- **Written exercise**
Give the number of lines containing the word "that" and nothing more.

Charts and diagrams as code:
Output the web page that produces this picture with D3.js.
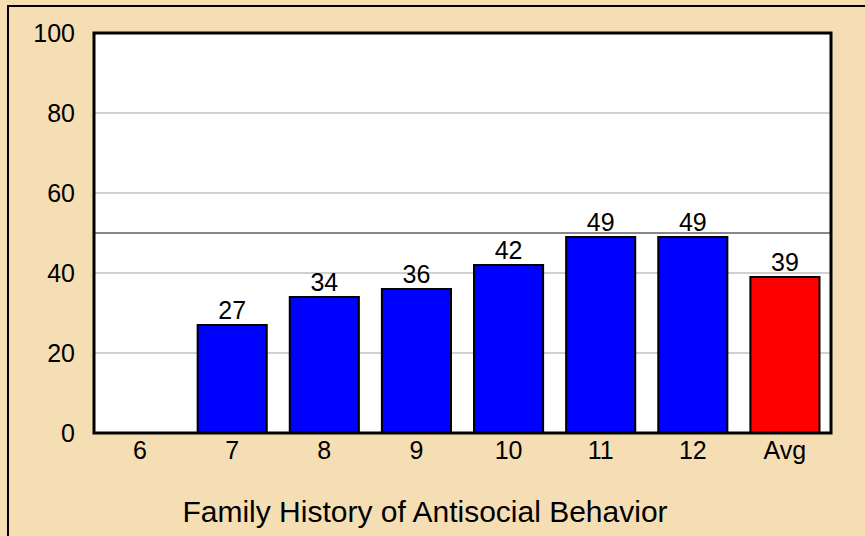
<!DOCTYPE html>
<html>
<head>
<meta charset="utf-8">
<script src="https://cdn.jsdelivr.net/npm/d3@7"></script>
<style>
  body { margin: 0; background: #f5deb3; }
  text { font-family: "Liberation Sans", Arial, sans-serif; fill: #000; }
</style>
</head>
<body>
<svg id="chart" width="865" height="536"></svg>
<script>
// chart data
var categories = ["6", "7", "8", "9", "10", "11", "12", "Avg"];
var values = [null, 27, 34, 36, 42, 49, 49, 39];
var yTicks = [0, 20, 40, 60, 80, 100];
var gridLines = [20, 40, 60, 80];
var refLine = 50;
var xTitle = "Family History of Antisocial Behavior";

var svg = d3.select("#chart");
var plotL = 94, plotR = 831, plotT = 33, plotB = 433;

// outer frame
svg.append("rect")
	.attr("x", 8).attr("y", 6)
	.attr("width", 900).attr("height", 600)
	.attr("fill", "#f5deb3")
	.attr("stroke", "#000").attr("stroke-width", 2);

var x = d3.scaleBand().domain(categories).range([plotL, plotR]).paddingInner(0.25).paddingOuter(0.125);
var y = d3.scaleLinear().domain([0, 100]).range([plotB, plotT]);

svg.append("rect")
	.attr("x", plotL).attr("y", plotT)
	.attr("width", plotR - plotL).attr("height", plotB - plotT)
	.attr("fill", "#fff");

svg.selectAll(".grid")
	.data(gridLines)
	.enter().append("line")
		.attr("x1", plotL).attr("x2", plotR)
		.attr("y1", function(d) { return y(d); })
		.attr("y2", function(d) { return y(d); })
		.attr("stroke", "#d0d0d0").attr("stroke-width", 2);

svg.append("line")
	.attr("x1", plotL).attr("x2", plotR)
	.attr("y1", y(refLine)).attr("y2", y(refLine))
	.attr("stroke", "#888888").attr("stroke-width", 2);

var data = categories.map(function(c, i) { return {cat: c, val: values[i]}; })
	.filter(function(d) { return d.val != null; });

svg.selectAll(".bar")
	.data(data)
	.enter().append("rect")
		.attr("x", function(d) { return x(d.cat); })
		.attr("y", function(d) { return y(d.val); })
		.attr("width", x.bandwidth())
		.attr("height", function(d) { return y(0) - y(d.val); })
		.attr("fill", function(d) { return d.cat == "Avg" ? "#ff0000" : "#0000ff"; })
		.attr("stroke", "#000").attr("stroke-width", 2);

svg.selectAll(".val")
	.data(data)
	.enter().append("text")
		.attr("x", function(d) { return x(d.cat) + x.bandwidth() / 2; })
		.attr("y", function(d) { return y(d.val) - 6; })
		.attr("text-anchor", "middle")
		.attr("font-size", 25)
		.text(function(d) { return d.val; });

// plot border
svg.append("rect")
	.attr("x", plotL).attr("y", plotT)
	.attr("width", plotR - plotL).attr("height", plotB - plotT)
	.attr("fill", "none")
	.attr("stroke", "#000").attr("stroke-width", 3);

svg.selectAll(".ylab")
	.data(yTicks)
	.enter().append("text")
		.attr("x", 75)
		.attr("y", function(d) { return y(d); })
		.attr("dy", "0.36em")
		.attr("text-anchor", "end")
		.attr("font-size", 25)
		.text(function(d) { return d; });

svg.selectAll(".xlab")
	.data(categories)
	.enter().append("text")
		.attr("x", function(d) { return x(d) + x.bandwidth() / 2; })
		.attr("y", 459)
		.attr("text-anchor", "middle")
		.attr("font-size", 25)
		.text(function(d) { return d; });

svg.append("text")
	.attr("x", 425).attr("y", 522)
	.attr("text-anchor", "middle")
	.attr("font-size", 30)
	.text(xTitle);
</script>
</body>
</html>
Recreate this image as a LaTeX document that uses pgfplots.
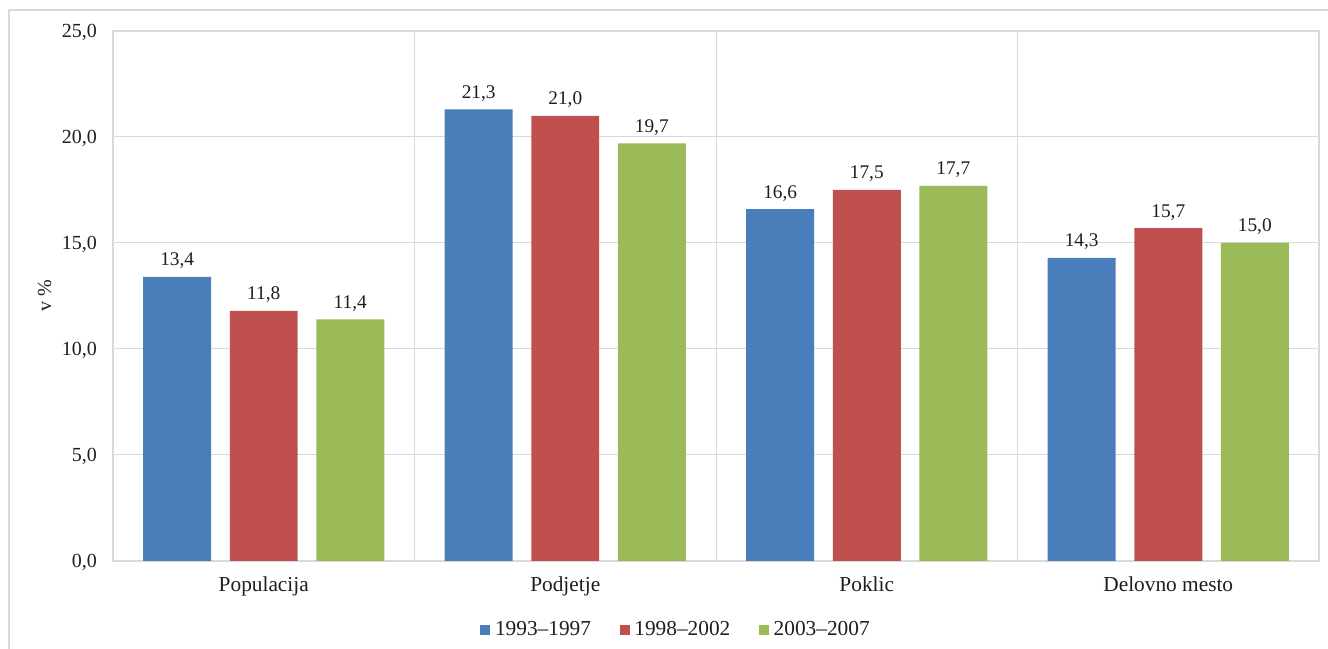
\documentclass[border=0pt]{standalone}
\usepackage{fontspec}
\setmainfont{Liberation Serif}
\usepackage{pgfplots}
\pgfplotsset{compat=1.18}
\definecolor{cblue}{HTML}{4A7EBB}
\definecolor{cred}{HTML}{C0504D}
\definecolor{cgreen}{HTML}{9BBB59}
\definecolor{gridc}{HTML}{D9D9D9}
\definecolor{txt}{HTML}{1E1E1E}
\begin{document}
\begin{tikzpicture}
\path[use as bounding box] (0pt,0pt) rectangle (996pt,486.75pt);
\draw[gridc, line width=1.3pt] (6.75pt,0pt) -- (6.75pt,479.25pt) -- (996pt,479.25pt);
\node[rotate=90, text=txt, font=\fontsize{15}{18}\selectfont] at (33.4pt,264.75pt) {v \%};
\begin{axis}[
  at={(84.75pt,66pt)}, anchor=south west,
  scale only axis, width=904.5pt, height=397.5pt,
  xmin=-0.5, xmax=3.5, ymin=0, ymax=25,
  xtick={0,1,2,3},
  xticklabels={Populacija,Podjetje,Poklic,Delovno mesto},
  minor xtick={0.5,1.5,2.5},
  ytick={0,5,10,15,20,25},
  xmajorgrids=false, xminorgrids=true, ymajorgrids=true,
  grid style={gridc, line width=0.75pt},
  minor grid style={gridc, line width=0.75pt},
  axis line style={gridc, line width=0.9pt},
  major tick length=0pt, minor tick length=0pt,
  tick style={draw=none},
  /pgf/number format/assume math mode=true,
  yticklabel={\pgfmathprintnumber[fixed,fixed zerofill,precision=1,use comma,assume math mode=true]{\tick}},
  yticklabel style={text=txt, font=\fontsize{15}{18}\selectfont, xshift=-8.5pt, yshift=-1pt},
  xticklabel style={text=txt, font=\fontsize{16}{19}\selectfont, yshift=-8pt},
  ybar, bar width=0.2255,
  nodes near coords={\pgfmathprintnumber[fixed,fixed zerofill,precision=1,use comma,assume math mode=true]{\pgfplotspointmeta}},
  every node near coord/.append style={text=txt, font=\fontsize{14.5}{17}\selectfont, yshift=2.5pt},
  legend columns=3,
  legend style={at={(rel axis cs:0.468,-0.130)}, anchor=center, draw=none, fill=none,
    font=\fontsize{16}{19}\selectfont, text=txt,
    /tikz/every even column/.append style={column sep=18pt},
    nodes={inner xsep=3.5pt}},
  legend image code/.code={\path[#1, draw=none] (0pt,-3.75pt) rectangle (7.5pt,3.75pt);},
]
\addplot[fill=cblue, draw=none, bar shift=-0.287] coordinates {(0,13.4) (1,21.3) (2,16.6) (3,14.3)};
\addplot[fill=cred, draw=none, bar shift=0] coordinates {(0,11.8) (1,21.0) (2,17.5) (3,15.7)};
\addplot[fill=cgreen, draw=none, bar shift=0.287] coordinates {(0,11.4) (1,19.7) (2,17.7) (3,15.0)};
\legend{1993--1997,1998--2002,2003--2007}
\end{axis}
\end{tikzpicture}
\end{document}
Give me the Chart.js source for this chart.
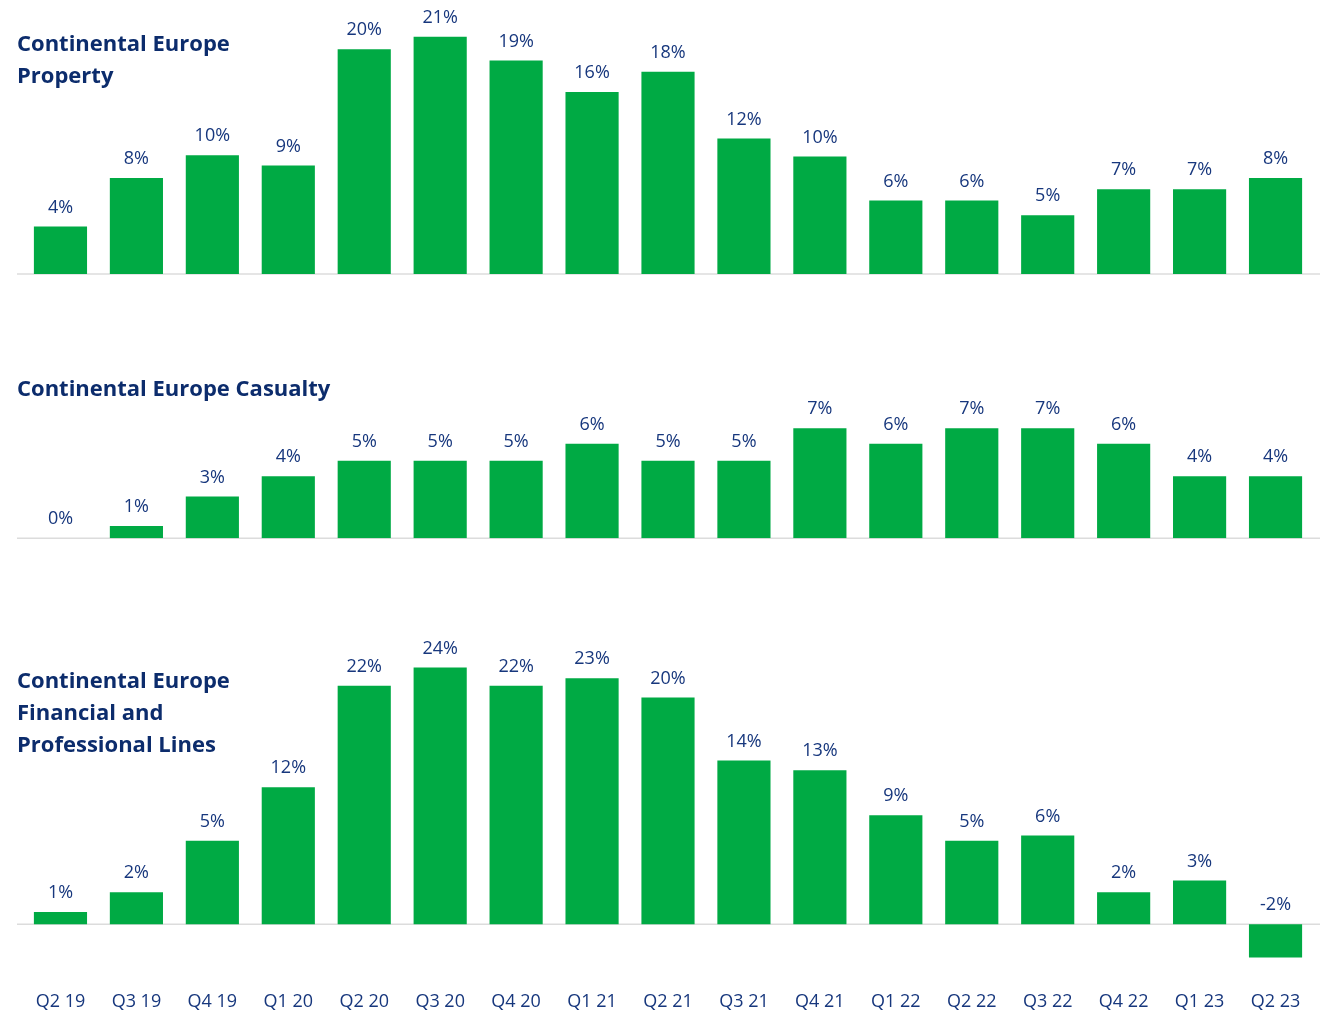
<!DOCTYPE html>
<html>
<head>
<meta charset="utf-8">
<script src="https://cdn.jsdelivr.net/npm/chart.js@4.4.0/dist/chart.umd.min.js"></script>
<style>
  html, body { margin:0; padding:0; background:#fff; }
  body { width:1332px; height:1012px; position:relative; overflow:hidden; font-family:'Open Sans', sans-serif; }
  .panel { position:absolute; left:0; width:1332px; }
  .title { position:absolute; left:17px; font-family:'Open Sans', sans-serif; font-weight:700; font-size:22px; line-height:32px; color:#0c2c6c; z-index:2; }
</style>
</head>
<body>
<div class="title" style="top:26px;">Continental Europe<br>Property</div>
<div class="title" style="top:371px;">Continental Europe Casualty</div>
<div class="title" style="top:663px;">Continental Europe<br>Financial and<br>Professional Lines</div>

<div class="panel" style="top:0px;height:290px;"><canvas id="c1"></canvas></div>
<div class="panel" style="top:300px;height:260px;"><canvas id="c2"></canvas></div>
<div class="panel" style="top:600px;height:412px;"><canvas id="c3"></canvas></div>

<script>
const categories = ['Q2 19','Q3 19','Q4 19','Q1 20','Q2 20','Q3 20','Q4 20','Q1 21','Q2 21','Q3 21','Q4 21','Q1 22','Q2 22','Q3 22','Q4 22','Q1 23','Q2 23'];

const propertyValues = [4.2, 8.5, 10.5, 9.6, 19.9, 21.0, 18.9, 16.1, 17.9, 12.0, 10.4, 6.5, 6.5, 5.2, 7.5, 7.5, 8.5];
const propertyLabels = ['4%','8%','10%','9%','20%','21%','19%','16%','18%','12%','10%','6%','6%','5%','7%','7%','8%'];

const casualtyValues = [0, 0.8, 2.7, 4.0, 5.0, 5.0, 5.0, 6.1, 5.0, 5.0, 7.1, 6.1, 7.1, 7.1, 6.1, 4.0, 4.0];
const casualtyLabels = ['0%','1%','3%','4%','5%','5%','5%','6%','5%','5%','7%','6%','7%','7%','6%','4%','4%'];

const fplValues = [1.15, 3.0, 7.8, 12.8, 22.3, 24.0, 22.3, 23.0, 21.2, 15.3, 14.4, 10.2, 7.8, 8.3, 3.0, 4.1, -3.1];
const fplLabels = ['1%','2%','5%','12%','22%','24%','22%','23%','20%','14%','13%','9%','5%','6%','2%','3%','-2%'];

const GREEN = '#00aa44';
const LABEL_COLOR = '#17377d';

const zeroLinePlugin = {
  id: 'zeroLine',
  beforeDatasetsDraw(chart) {
    const y = chart.scales.y.getPixelForValue(0);
    const ctx = chart.ctx;
    ctx.save();
    ctx.strokeStyle = '#dcdcdc';
    ctx.lineWidth = 1.5;
    ctx.beginPath();
    ctx.moveTo(17, y);
    ctx.lineTo(1320, y);
    ctx.stroke();
    ctx.restore();
  }
};

const valueLabelPlugin = {
  id: 'valueLabels',
  afterDatasetsDraw(chart, args, opts) {
    const ctx = chart.ctx;
    const meta = chart.getDatasetMeta(0);
    const labels = opts.labels;
    const y0 = chart.scales.y.getPixelForValue(0);
    ctx.save();
    ctx.font = '18px "Open Sans"';
    ctx.fillStyle = LABEL_COLOR;
    ctx.textAlign = 'center';
    ctx.textBaseline = 'middle';
    meta.data.forEach((bar, i) => {
      const top = Math.min(bar.y, y0);
      ctx.fillText(labels[i], bar.x, top - 19);
    });
    ctx.restore();
  }
};

function makeChart(id, values, labels, yMin, yMax, padBottom, showX) {
  return new Chart(document.getElementById(id), {
    type: 'bar',
    data: {
      labels: categories,
      datasets: [{ data: values, backgroundColor: GREEN, borderWidth: 0, barPercentage: 0.7, categoryPercentage: 1.0 }]
    },
    options: {
      responsive: true,
      maintainAspectRatio: false,
      animation: false,
      layout: { padding: { left: 22.5, right: 18.5, top: 0, bottom: padBottom } },
      plugins: { legend: { display: false }, tooltip: { enabled: false }, title: { display: false }, valueLabels: { labels: labels } },
      scales: {
        x: {
          display: showX,
          grid: { display: false, drawTicks: false, tickLength: 0 },
          border: { display: false },
          ticks: { color: LABEL_COLOR, font: { family: 'Open Sans', size: 18 }, padding: 21, maxRotation: 0, autoSkip: false },
          afterFit: (scale) => { if (showX) scale.height = 42; }
        },
        y: { display: false, min: yMin, max: yMax }
      }
    },
    plugins: [zeroLinePlugin, valueLabelPlugin]
  });
}

makeChart('c1', propertyValues, propertyLabels, 0, 24.25, 16, false);
makeChart('c2', casualtyValues, casualtyLabels, 0, 15.374, 21.7, false);
makeChart('c3', fplValues, fplLabels, -4.271, 30.31, 0, true);
</script>
</body>
</html>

- **Output of the exercise**
2